Continued decline in yields further decreases funded status
Despite positive asset gains, funded status continued to fall as discount rates plunged
- Average funded status was down by 2.4% over the month: Assets returned 2.9%, offset by a 5.9% increase in liabilities.
- S&P 500 turns positive for 2020: The S&P 500 rose another 5.5% in July and is now up 1.2% for the year.
|Market Watch||Dec 2018||Dec 2019||June 2020||July 2020|
|CITI discount rate1||4.05%||3.01%||2.38%||2.02%|
|Long Credit yield1||4.89%||3.63%||3.16%||2.78%|
|U.S. 30Y TSY yield||3.02%||2.38%||1.41%||1.20%|
- The yield on the Bloomberg Barclays Long Credit Index declined by 38 basis points (bps): A 19 bps tightening of long credit spreads coupled with a 21 bps decline in the 30Y Treasury drove Long Credit yields down.
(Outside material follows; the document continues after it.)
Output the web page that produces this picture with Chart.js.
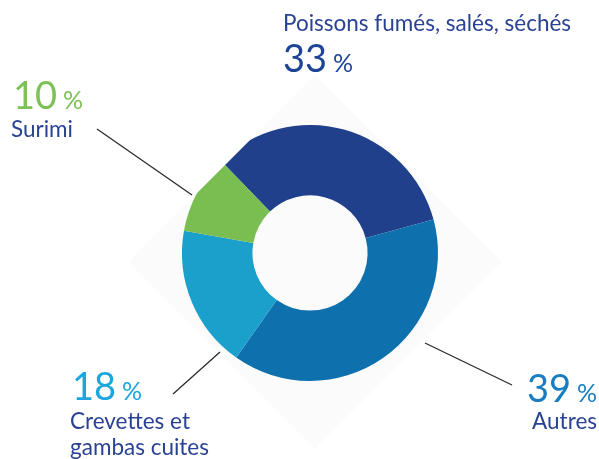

- Within Investment Grade (IG) credit, spreads continued to narrow: IG credit markets tightened in July, finishing the month at 126 bps, a 16 bps decline month-over-month and a staggering 215 bps decline from the March wides.2
- Corporate issuance slows sharply – U.S. IG corporates issuance was $76BN in July, compared to four consecutive months above $200BN from March to June.
Long credit spreads vs. long Treasury yields
Spotlight: Credit spreads hedging in a low interest rate environment
- For DB plans that discount liabilities using corporate bond yields, hedging funded status risk typically focuses on both Treasury rate and credit spread volatility. Traditionally, an underweight to broad interest rate duration has been the largest driver of volatility. However, in the current low rate environment, credit spreads increasingly make up a greater proportion of overall yield and a more significant driver of volatility.
- As of July 31, credit spread accounted for 66% of the Long Credit index yield. This is a much higher figure compared to just 23% 20 years ago and 34% in 2010.
- During the Covid-19 market sell off and subsequent recovery, 10 year Treasury yields rallied 111 bps peak to trough and have hovered between 0.5% - 0.8% ever since. In contrast, long-end spreads were much more volatile as they blew-out by 215 bps during the sell off and have since rallied 181 bps from the wides.
- We have also seen a downward migration in credit quality. BBB-rated bonds now account for about 50% of the IG long credit index compared to 35% 20 years ago.
- Plan sponsors may want to re-evaluate both whether their overall credit exposure is sufficient to meet their hedging needs and the composition of their credit hedging assets.
- Alternative sources of spread exposure such as IG private credit is one way sponsors could potentially reduce surplus volatility while maintaining high quality credit exposure.
Milliman Pension Funding Index
1The CITI discount rate corresponds to the FTSE short pension liability index. The Long Credit yield corresponds to the Bloomberg Barclays Long Credit Index.